(Source material)
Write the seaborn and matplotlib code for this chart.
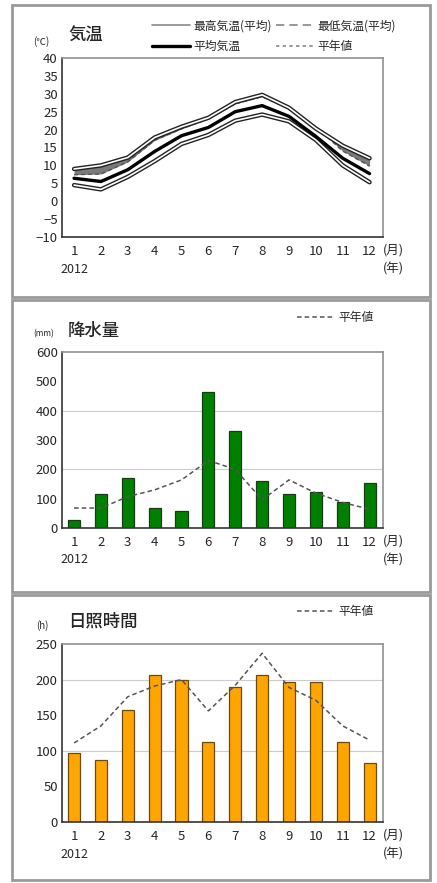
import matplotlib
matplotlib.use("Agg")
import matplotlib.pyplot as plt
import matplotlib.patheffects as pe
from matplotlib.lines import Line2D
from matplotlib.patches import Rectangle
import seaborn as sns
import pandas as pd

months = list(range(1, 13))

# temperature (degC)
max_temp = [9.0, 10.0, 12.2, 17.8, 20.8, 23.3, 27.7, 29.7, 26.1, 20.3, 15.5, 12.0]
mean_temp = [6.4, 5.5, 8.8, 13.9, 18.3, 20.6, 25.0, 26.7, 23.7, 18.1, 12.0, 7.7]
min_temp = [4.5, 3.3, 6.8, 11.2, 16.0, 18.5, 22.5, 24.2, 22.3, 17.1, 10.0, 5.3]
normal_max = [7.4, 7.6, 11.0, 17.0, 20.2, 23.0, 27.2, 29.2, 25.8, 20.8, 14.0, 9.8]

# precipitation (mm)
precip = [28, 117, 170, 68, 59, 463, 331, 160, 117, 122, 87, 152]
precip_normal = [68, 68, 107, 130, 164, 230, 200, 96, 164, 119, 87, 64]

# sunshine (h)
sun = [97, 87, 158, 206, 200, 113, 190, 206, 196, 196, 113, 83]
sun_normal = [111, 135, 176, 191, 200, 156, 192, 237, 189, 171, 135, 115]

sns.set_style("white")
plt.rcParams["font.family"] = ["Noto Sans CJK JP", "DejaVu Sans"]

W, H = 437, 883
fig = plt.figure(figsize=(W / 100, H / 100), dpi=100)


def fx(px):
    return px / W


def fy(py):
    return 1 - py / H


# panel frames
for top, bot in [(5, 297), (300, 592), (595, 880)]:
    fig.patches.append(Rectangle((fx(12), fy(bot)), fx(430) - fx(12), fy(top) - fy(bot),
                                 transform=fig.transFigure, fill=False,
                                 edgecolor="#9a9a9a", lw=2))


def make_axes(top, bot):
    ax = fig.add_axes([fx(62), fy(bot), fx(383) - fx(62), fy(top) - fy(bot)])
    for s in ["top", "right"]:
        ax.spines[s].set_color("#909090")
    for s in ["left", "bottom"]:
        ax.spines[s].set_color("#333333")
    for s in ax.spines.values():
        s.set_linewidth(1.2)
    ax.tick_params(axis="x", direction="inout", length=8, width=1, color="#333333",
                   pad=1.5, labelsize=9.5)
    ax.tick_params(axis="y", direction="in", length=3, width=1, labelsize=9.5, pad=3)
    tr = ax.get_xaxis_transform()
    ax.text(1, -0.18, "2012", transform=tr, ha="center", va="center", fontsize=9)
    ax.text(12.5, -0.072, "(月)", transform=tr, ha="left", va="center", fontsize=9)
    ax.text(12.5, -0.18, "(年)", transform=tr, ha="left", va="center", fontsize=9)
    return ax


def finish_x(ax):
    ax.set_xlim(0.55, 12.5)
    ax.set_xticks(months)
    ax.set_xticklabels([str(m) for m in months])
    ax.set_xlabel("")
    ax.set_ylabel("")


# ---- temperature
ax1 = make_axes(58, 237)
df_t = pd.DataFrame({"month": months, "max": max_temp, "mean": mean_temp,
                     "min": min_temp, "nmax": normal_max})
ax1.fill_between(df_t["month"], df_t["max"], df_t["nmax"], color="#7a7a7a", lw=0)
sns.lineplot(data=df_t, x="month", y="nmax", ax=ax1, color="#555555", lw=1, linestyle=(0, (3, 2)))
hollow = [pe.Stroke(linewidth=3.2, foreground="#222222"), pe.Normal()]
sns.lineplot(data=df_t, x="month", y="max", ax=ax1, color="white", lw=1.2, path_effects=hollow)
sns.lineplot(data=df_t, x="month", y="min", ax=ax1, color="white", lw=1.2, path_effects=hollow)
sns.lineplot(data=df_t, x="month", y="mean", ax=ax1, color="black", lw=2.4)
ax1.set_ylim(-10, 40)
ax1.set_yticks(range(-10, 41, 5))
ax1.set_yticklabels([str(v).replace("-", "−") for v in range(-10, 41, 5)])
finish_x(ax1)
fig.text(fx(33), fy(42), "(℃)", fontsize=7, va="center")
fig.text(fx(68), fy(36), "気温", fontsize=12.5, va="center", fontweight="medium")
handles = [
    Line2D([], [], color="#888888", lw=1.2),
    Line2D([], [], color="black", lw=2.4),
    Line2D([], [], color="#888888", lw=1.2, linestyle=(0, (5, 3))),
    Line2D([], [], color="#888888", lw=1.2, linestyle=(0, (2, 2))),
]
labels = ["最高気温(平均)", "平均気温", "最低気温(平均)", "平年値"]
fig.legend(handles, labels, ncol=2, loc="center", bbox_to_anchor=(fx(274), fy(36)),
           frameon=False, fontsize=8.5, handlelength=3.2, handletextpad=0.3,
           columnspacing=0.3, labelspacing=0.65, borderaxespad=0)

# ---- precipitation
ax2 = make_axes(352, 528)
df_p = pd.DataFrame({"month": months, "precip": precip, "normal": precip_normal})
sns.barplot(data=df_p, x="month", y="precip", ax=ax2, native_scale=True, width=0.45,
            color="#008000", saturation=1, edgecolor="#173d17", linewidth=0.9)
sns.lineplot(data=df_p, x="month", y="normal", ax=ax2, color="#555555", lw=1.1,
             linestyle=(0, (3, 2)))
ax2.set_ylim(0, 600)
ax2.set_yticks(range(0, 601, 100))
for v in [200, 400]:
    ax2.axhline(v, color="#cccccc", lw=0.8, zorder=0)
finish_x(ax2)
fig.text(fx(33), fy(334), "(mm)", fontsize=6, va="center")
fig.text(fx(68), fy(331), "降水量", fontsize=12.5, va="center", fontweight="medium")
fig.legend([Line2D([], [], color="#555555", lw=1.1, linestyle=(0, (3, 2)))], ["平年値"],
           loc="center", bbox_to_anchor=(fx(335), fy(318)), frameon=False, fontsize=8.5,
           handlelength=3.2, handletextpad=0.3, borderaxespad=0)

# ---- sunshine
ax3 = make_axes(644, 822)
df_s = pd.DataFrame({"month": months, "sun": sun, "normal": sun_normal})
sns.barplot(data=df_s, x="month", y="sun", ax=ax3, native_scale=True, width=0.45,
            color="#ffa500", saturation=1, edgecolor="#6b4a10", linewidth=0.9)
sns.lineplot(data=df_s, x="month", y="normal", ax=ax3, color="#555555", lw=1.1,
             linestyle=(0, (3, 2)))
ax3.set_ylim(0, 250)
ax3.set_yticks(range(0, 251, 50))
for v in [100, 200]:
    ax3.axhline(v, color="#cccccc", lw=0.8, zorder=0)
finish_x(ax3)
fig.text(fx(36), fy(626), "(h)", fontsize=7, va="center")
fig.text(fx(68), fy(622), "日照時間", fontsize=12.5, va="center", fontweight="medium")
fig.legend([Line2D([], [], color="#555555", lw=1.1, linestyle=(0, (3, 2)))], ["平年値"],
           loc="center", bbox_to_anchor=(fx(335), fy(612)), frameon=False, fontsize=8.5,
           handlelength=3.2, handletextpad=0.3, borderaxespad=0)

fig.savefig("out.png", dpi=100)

(What is being asked) Return to the listing above and set it down exactly, leaving out its pictures.

(Response to the exercise)
Write the seaborn and matplotlib code for this chart.
import matplotlib
matplotlib.use("Agg")
import matplotlib.pyplot as plt
import matplotlib.patheffects as pe
from matplotlib.lines import Line2D
from matplotlib.patches import Rectangle
import seaborn as sns
import pandas as pd

months = list(range(1, 13))

# temperature (degC)
max_temp = [9.0, 10.0, 12.2, 17.8, 20.8, 23.3, 27.7, 29.7, 26.1, 20.3, 15.5, 12.0]
mean_temp = [6.4, 5.5, 8.8, 13.9, 18.3, 20.6, 25.0, 26.7, 23.7, 18.1, 12.0, 7.7]
min_temp = [4.5, 3.3, 6.8, 11.2, 16.0, 18.5, 22.5, 24.2, 22.3, 17.1, 10.0, 5.3]
normal_max = [7.4, 7.6, 11.0, 17.0, 20.2, 23.0, 27.2, 29.2, 25.8, 20.8, 14.0, 9.8]

# precipitation (mm)
precip = [28, 117, 170, 68, 59, 463, 331, 160, 117, 122, 87, 152]
precip_normal = [68, 68, 107, 130, 164, 230, 200, 96, 164, 119, 87, 64]

# sunshine (h)
sun = [97, 87, 158, 206, 200, 113, 190, 206, 196, 196, 113, 83]
sun_normal = [111, 135, 176, 191, 200, 156, 192, 237, 189, 171, 135, 115]

sns.set_style("white")
plt.rcParams["font.family"] = ["Noto Sans CJK JP", "DejaVu Sans"]

W, H = 437, 883
fig = plt.figure(figsize=(W / 100, H / 100), dpi=100)


def fx(px):
    return px / W


def fy(py):
    return 1 - py / H


# panel frames
for top, bot in [(5, 297), (300, 592), (595, 880)]:
    fig.patches.append(Rectangle((fx(12), fy(bot)), fx(430) - fx(12), fy(top) - fy(bot),
                                 transform=fig.transFigure, fill=False,
                                 edgecolor="#9a9a9a", lw=2))


def make_axes(top, bot):
    ax = fig.add_axes([fx(62), fy(bot), fx(383) - fx(62), fy(top) - fy(bot)])
    for s in ["top", "right"]:
        ax.spines[s].set_color("#909090")
    for s in ["left", "bottom"]:
        ax.spines[s].set_color("#333333")
    for s in ax.spines.values():
        s.set_linewidth(1.2)
    ax.tick_params(axis="x", direction="inout", length=8, width=1, color="#333333",
                   pad=1.5, labelsize=9.5)
    ax.tick_params(axis="y", direction="in", length=3, width=1, labelsize=9.5, pad=3)
    tr = ax.get_xaxis_transform()
    ax.text(1, -0.18, "2012", transform=tr, ha="center", va="center", fontsize=9)
    ax.text(12.5, -0.072, "(月)", transform=tr, ha="left", va="center", fontsize=9)
    ax.text(12.5, -0.18, "(年)", transform=tr, ha="left", va="center", fontsize=9)
    return ax


def finish_x(ax):
    ax.set_xlim(0.55, 12.5)
    ax.set_xticks(months)
    ax.set_xticklabels([str(m) for m in months])
    ax.set_xlabel("")
    ax.set_ylabel("")


# ---- temperature
ax1 = make_axes(58, 237)
df_t = pd.DataFrame({"month": months, "max": max_temp, "mean": mean_temp,
                     "min": min_temp, "nmax": normal_max})
ax1.fill_between(df_t["month"], df_t["max"], df_t["nmax"], color="#7a7a7a", lw=0)
sns.lineplot(data=df_t, x="month", y="nmax", ax=ax1, color="#555555", lw=1, linestyle=(0, (3, 2)))
hollow = [pe.Stroke(linewidth=3.2, foreground="#222222"), pe.Normal()]
sns.lineplot(data=df_t, x="month", y="max", ax=ax1, color="white", lw=1.2, path_effects=hollow)
sns.lineplot(data=df_t, x="month", y="min", ax=ax1, color="white", lw=1.2, path_effects=hollow)
sns.lineplot(data=df_t, x="month", y="mean", ax=ax1, color="black", lw=2.4)
ax1.set_ylim(-10, 40)
ax1.set_yticks(range(-10, 41, 5))
ax1.set_yticklabels([str(v).replace("-", "−") for v in range(-10, 41, 5)])
finish_x(ax1)
fig.text(fx(33), fy(42), "(℃)", fontsize=7, va="center")
fig.text(fx(68), fy(36), "気温", fontsize=12.5, va="center", fontweight="medium")
handles = [
    Line2D([], [], color="#888888", lw=1.2),
    Line2D([], [], color="black", lw=2.4),
    Line2D([], [], color="#888888", lw=1.2, linestyle=(0, (5, 3))),
    Line2D([], [], color="#888888", lw=1.2, linestyle=(0, (2, 2))),
]
labels = ["最高気温(平均)", "平均気温", "最低気温(平均)", "平年値"]
fig.legend(handles, labels, ncol=2, loc="center", bbox_to_anchor=(fx(274), fy(36)),
           frameon=False, fontsize=8.5, handlelength=3.2, handletextpad=0.3,
           columnspacing=0.3, labelspacing=0.65, borderaxespad=0)

# ---- precipitation
ax2 = make_axes(352, 528)
df_p = pd.DataFrame({"month": months, "precip": precip, "normal": precip_normal})
sns.barplot(data=df_p, x="month", y="precip", ax=ax2, native_scale=True, width=0.45,
            color="#008000", saturation=1, edgecolor="#173d17", linewidth=0.9)
sns.lineplot(data=df_p, x="month", y="normal", ax=ax2, color="#555555", lw=1.1,
             linestyle=(0, (3, 2)))
ax2.set_ylim(0, 600)
ax2.set_yticks(range(0, 601, 100))
for v in [200, 400]:
    ax2.axhline(v, color="#cccccc", lw=0.8, zorder=0)
finish_x(ax2)
fig.text(fx(33), fy(334), "(mm)", fontsize=6, va="center")
fig.text(fx(68), fy(331), "降水量", fontsize=12.5, va="center", fontweight="medium")
fig.legend([Line2D([], [], color="#555555", lw=1.1, linestyle=(0, (3, 2)))], ["平年値"],
           loc="center", bbox_to_anchor=(fx(335), fy(318)), frameon=False, fontsize=8.5,
           handlelength=3.2, handletextpad=0.3, borderaxespad=0)

# ---- sunshine
ax3 = make_axes(644, 822)
df_s = pd.DataFrame({"month": months, "sun": sun, "normal": sun_normal})
sns.barplot(data=df_s, x="month", y="sun", ax=ax3, native_scale=True, width=0.45,
            color="#ffa500", saturation=1, edgecolor="#6b4a10", linewidth=0.9)
sns.lineplot(data=df_s, x="month", y="normal", ax=ax3, color="#555555", lw=1.1,
             linestyle=(0, (3, 2)))
ax3.set_ylim(0, 250)
ax3.set_yticks(range(0, 251, 50))
for v in [100, 200]:
    ax3.axhline(v, color="#cccccc", lw=0.8, zorder=0)
finish_x(ax3)
fig.text(fx(36), fy(626), "(h)", fontsize=7, va="center")
fig.text(fx(68), fy(622), "日照時間", fontsize=12.5, va="center", fontweight="medium")
fig.legend([Line2D([], [], color="#555555", lw=1.1, linestyle=(0, (3, 2)))], ["平年値"],
           loc="center", bbox_to_anchor=(fx(335), fy(612)), frameon=False, fontsize=8.5,
           handlelength=3.2, handletextpad=0.3, borderaxespad=0)

fig.savefig("out.png", dpi=100)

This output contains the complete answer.